**Problem to solve**
Nothing outside the lines from the one containing "Write the Plotly.js code for this chart." through the one containing "const values = [listed, top100, over101];" should be copied, and no pictures either. Copy those lines exactly.

-- START OF Supplied material --

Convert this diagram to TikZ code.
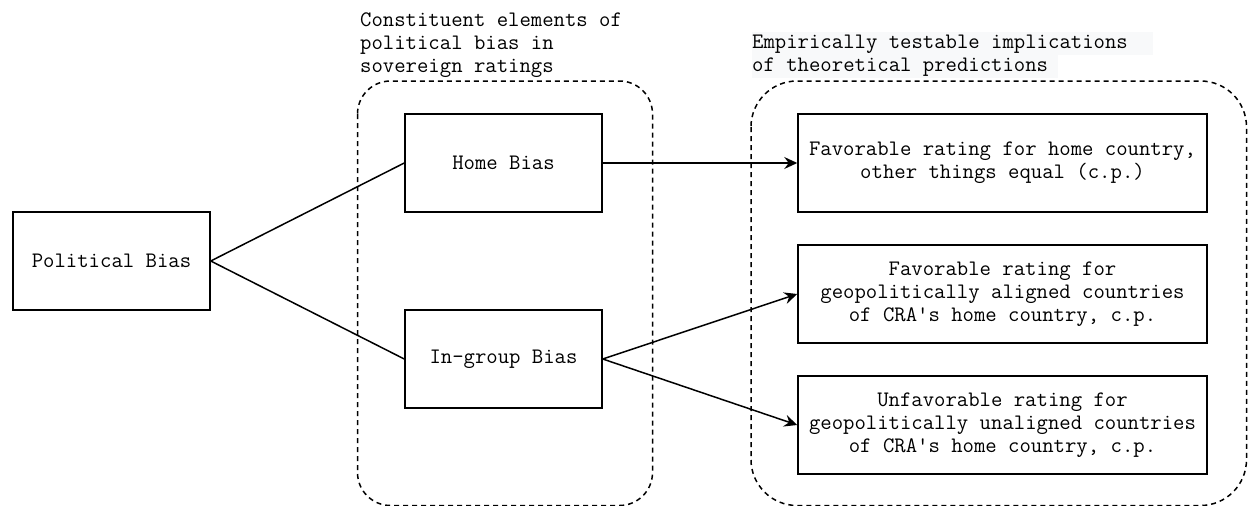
\documentclass[tikz,border=0pt]{standalone}
\usepackage{fontspec}
\usetikzlibrary{arrows.meta}
\definecolor{labelbg}{HTML}{F8F9FA}
\begin{document}
\begin{tikzpicture}[x=1pt,y=-1pt,
  every node/.style={font=\ttfamily\fontsize{22.1}{23.2}\selectfont, inner sep=0pt},
  box/.style={draw, line width=1.5pt, align=center, minimum height=98pt},
  group/.style={draw, line width=1.5pt, dash pattern=on 5pt off 4pt},
  link/.style={line width=1.5pt},
  arr/.style={line width=1.5pt, -{Stealth[length=13pt,width=12pt,inset=4.5pt]}}
]
\useasboundingbox (0,0) rectangle (1248,506);
% containers
\draw[group, rounded corners=33pt] (357.5,81) rectangle (652.5,505.5);
\draw[group, rounded corners=46pt] (751,81) rectangle (1246.5,505.5);
% labels
\node[anchor=base west, align=left] (lab1) at (360,26) {Constituent elements of};
\node[anchor=base west, align=left] (lab2) at (360,49) {political bias in};
\node[anchor=base west, align=left] (lab3) at (360,72) {sovereign ratings};
\fill[labelbg] (752,32) rectangle (1153,55);
\fill[labelbg] (752,55) rectangle (1058,77.5);
\node[anchor=base west] (rl1) at (752,48.5) {Empirically testable implications };
\node[anchor=base west] (rl2) at (752,71.5) {of theoretical predictions};
% nodes
\node[box, minimum width=197pt] (pol) at (111.5,261) {Political Bias};
\node[box, minimum width=197pt] (home) at (503.5,163) {Home Bias};
\node[box, minimum width=197pt] (ingroup) at (503.5,359) {In-group Bias};
\node[box, minimum width=409pt] (r1) at (1002.5,163) {Favorable rating for home country,\\other things equal (c.p.)};
\node[box, minimum width=409pt] (r2) at (1002.5,294) {Favorable rating for\\geopolitically aligned countries\\of CRA's home country, c.p.};
\node[box, minimum width=409pt] (r3) at (1002.5,425) {Unfavorable rating for\\geopolitically unaligned countries\\of CRA's home country, c.p.};
% connectors
\draw[link] (pol.east) -- (home.west);
\draw[link] (pol.east) -- (ingroup.west);
\draw[arr] (home.east) -- (r1.west);
\draw[arr] (ingroup.east) -- (r2.west);
\draw[arr] (ingroup.east) -- (r3.west);
\end{tikzpicture}
\end{document}
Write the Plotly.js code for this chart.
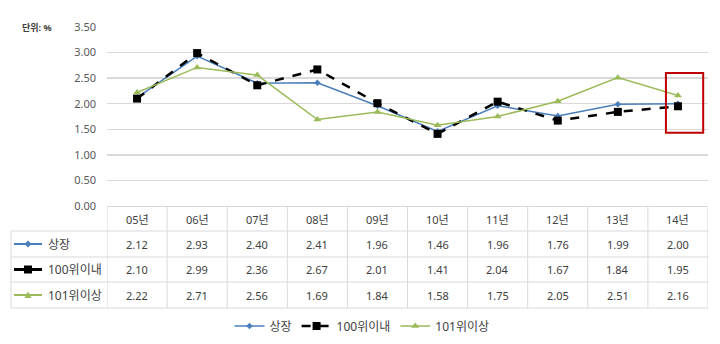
<!DOCTYPE html>
<html><head><meta charset="utf-8">
<script src="https://cdn.plot.ly/plotly-3.0.1.min.js"></script>
<style>html,body{margin:0;padding:0;background:#fff;}#chart{width:720px;height:344px;}</style>
</head><body><div id="chart"></div>
<script>
const categories = ["05년","06년","07년","08년","09년","10년","11년","12년","13년","14년"];
const seriesNames = ["상장","100위이내","101위이상"];
const listed = [2.12,2.93,2.40,2.41,1.96,1.46,1.96,1.76,1.99,2.00];
const top100 = [2.10,2.99,2.36,2.67,2.01,1.41,2.04,1.67,1.84,1.95];
const over101 = [2.22,2.71,2.56,1.69,1.84,1.58,1.75,2.05,2.51,2.16];
const yTicks = [0,0.5,1,1.5,2,2.5,3,3.5];

const W=720,H=344,L=107,R=708,T=27,B=206;
const px = x => (x-L)/(R-L);
const py = y => (B-y)/(B-T);
const FONT = "Noto Sans, Noto Sans CJK KR, sans-serif";
const TXT = "#404040";
const GRID = "#d9d9d9";
const idx = categories.map((c,i)=>i);

const styles = [
  {color:"#4a7ebb", width:1.5, dash:"solid", symbol:"diamond", size:5},
  {color:"#000000", width:2.5, dash:"dash", symbol:"square", size:8},
  {color:"#9bbb59", width:1.5, dash:"solid", symbol:"triangle-up", size:7}
];
const values = [listed, top100, over101];

const traces = values.map((v,k)=>({
  x: idx, y: v, name: seriesNames[k], type:"scatter", mode:"lines+markers",
  line:{color:styles[k].color,width:styles[k].width,dash:styles[k].dash},
  marker:{symbol:styles[k].symbol,size:styles[k].size,color:styles[k].color},
  cliponaxis:false
}));

const shapes = [];
const annotations = [];
const rowLines = [231,257,282,308];
rowLines.forEach(y=>shapes.push({type:"line",xref:"paper",yref:"paper",x0:px(11),x1:1,y0:py(y),y1:py(y),line:{color:GRID,width:1}}));
for(let i=0;i<=categories.length;i++){
  shapes.push({type:"line",xref:"x",yref:"paper",x0:i-0.5,x1:i-0.5,y0:0,y1:py(308),line:{color:GRID,width:1}});
}
shapes.push({type:"line",xref:"paper",yref:"paper",x0:px(11),x1:px(11),y0:py(231),y1:py(308),line:{color:GRID,width:1}});
categories.forEach((c,i)=>annotations.push({x:i,y:py(219),xref:"x",yref:"paper",xanchor:"center",yanchor:"middle",text:c,showarrow:false,font:{family:FONT,size:11,color:TXT}}));
const rowCenters=[244,269.5,295];
const markerPaths = [
  "M0,3.5 L3.5,0 L0,-3.5 L-3.5,0 Z",
  "M-4,-4 L4,-4 L4,4 L-4,4 Z",
  "M-3.5,-3 L3.5,-3 L0,3.5 Z"
];
values.forEach((v,k)=>{
  v.forEach((val,i)=>annotations.push({x:i,y:py(rowCenters[k]),xref:"x",yref:"paper",xanchor:"center",yanchor:"middle",text:val.toFixed(2),showarrow:false,font:{family:FONT,size:11,color:TXT}}));
  annotations.push({x:px(46),y:py(rowCenters[k]),xref:"paper",yref:"paper",xanchor:"left",yanchor:"middle",text:seriesNames[k],showarrow:false,font:{family:FONT,size:12,color:TXT}});
  shapes.push({type:"line",xref:"paper",yref:"paper",x0:px(14),x1:px(42),y0:py(rowCenters[k]),y1:py(rowCenters[k]),line:{color:styles[k].color,width:styles[k].width+0.5}});
  shapes.push({type:"path",xref:"paper",yref:"paper",xsizemode:"pixel",ysizemode:"pixel",xanchor:px(28),yanchor:py(rowCenters[k]),path:markerPaths[k],fillcolor:styles[k].color,line:{width:0}});
});
annotations.push({x:px(20),y:py(27),xref:"paper",yref:"paper",xanchor:"left",yanchor:"middle",text:"<b>단위: %</b>",showarrow:false,font:{family:FONT,size:9,color:TXT}});
shapes.push({type:"rect",xref:"x",yref:"y",x0:8.8,x1:9.42,y0:1.43,y1:2.6,line:{color:"#c00000",width:2}});

const layout = {
  width:W,height:H,margin:{l:L,r:W-R,t:T,b:H-B,autoexpand:false},
  paper_bgcolor:"#fff",plot_bgcolor:"#fff",
  font:{family:FONT,color:TXT},
  showlegend:true,
  legend:{orientation:"h",x:px(362),xanchor:"center",y:py(326),yanchor:"middle",font:{family:FONT,size:12,color:TXT}},
  xaxis:{range:[-0.5,9.5],showticklabels:false,showgrid:false,zeroline:false,showline:false,fixedrange:true},
  yaxis:{range:[0,3.5],tickvals:yTicks,tickformat:".2f",showgrid:true,gridcolor:GRID,gridwidth:1.5,zeroline:true,zerolinecolor:GRID,zerolinewidth:1,showline:false,ticks:"",ticklabelstandoff:10,tickfont:{family:FONT,size:11,color:"#595959"}},
  shapes:shapes,annotations:annotations
};
Plotly.newPlot("chart",traces,layout,{staticPlot:true});
</script></body></html>
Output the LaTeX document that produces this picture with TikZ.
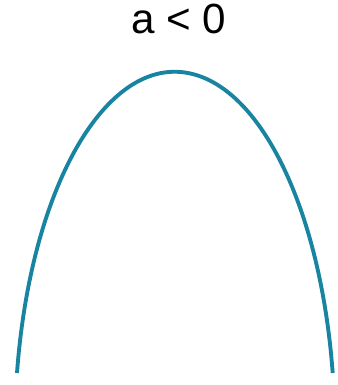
\documentclass[tikz,border=0pt]{standalone}
\usepackage{fontspec}
\setmainfont{Liberation Sans}
\definecolor{curveteal}{RGB}{24,132,162}

\begin{document}
\begin{tikzpicture}[
  curve/.style={draw=curveteal, line width=2.2pt},
  lbl/.style={font=\fontsize{24}{28}\selectfont, inner sep=0pt}
]
  \useasboundingbox (0,0) rectangle (6.74,7.7);
  \node[lbl] (title) at (3.58,7.32) {a < 0};

  % downward opening curve
  \coordinate (left) at (0.34,0.24);
  \draw[curve] (left) arc[start angle=170.6, end angle=9.4,
    x radius=3.2, y radius=7.2];
\end{tikzpicture}
\end{document}
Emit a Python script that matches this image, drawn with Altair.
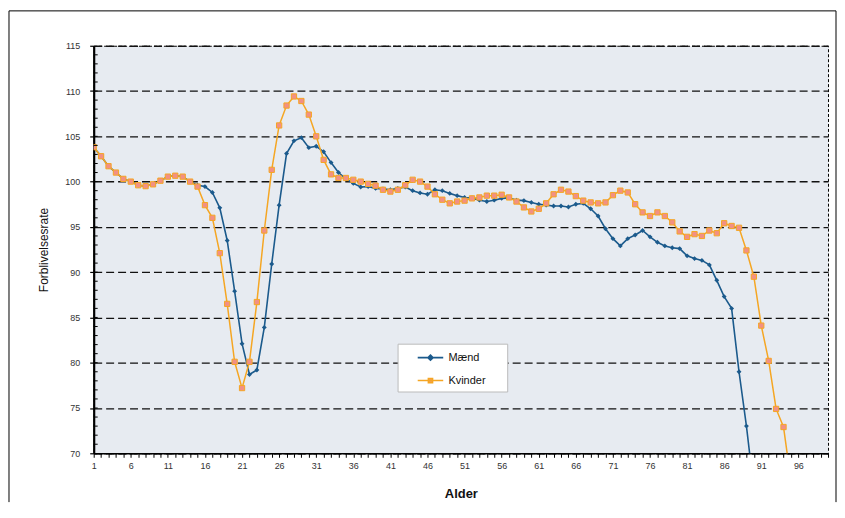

-- END OF Supplied material --

**The answer**
Write the Plotly.js code for this chart.
<!DOCTYPE html>
<html><head><meta charset="utf-8">
<script src="https://cdn.plot.ly/plotly-3.0.1.min.js"></script>
<style>html,body{margin:0;padding:0;background:#fff;}#chart{width:720px;height:344px;}</style>
</head><body><div id="chart"></div>
<script>
const categories = ["05년","06년","07년","08년","09년","10년","11년","12년","13년","14년"];
const seriesNames = ["상장","100위이내","101위이상"];
const listed = [2.12,2.93,2.40,2.41,1.96,1.46,1.96,1.76,1.99,2.00];
const top100 = [2.10,2.99,2.36,2.67,2.01,1.41,2.04,1.67,1.84,1.95];
const over101 = [2.22,2.71,2.56,1.69,1.84,1.58,1.75,2.05,2.51,2.16];
const yTicks = [0,0.5,1,1.5,2,2.5,3,3.5];

const W=720,H=344,L=107,R=708,T=27,B=206;
const px = x => (x-L)/(R-L);
const py = y => (B-y)/(B-T);
const FONT = "Noto Sans, Noto Sans CJK KR, sans-serif";
const TXT = "#404040";
const GRID = "#d9d9d9";
const idx = categories.map((c,i)=>i);

const styles = [
  {color:"#4a7ebb", width:1.5, dash:"solid", symbol:"diamond", size:5},
  {color:"#000000", width:2.5, dash:"dash", symbol:"square", size:8},
  {color:"#9bbb59", width:1.5, dash:"solid", symbol:"triangle-up", size:7}
];
const values = [listed, top100, over101];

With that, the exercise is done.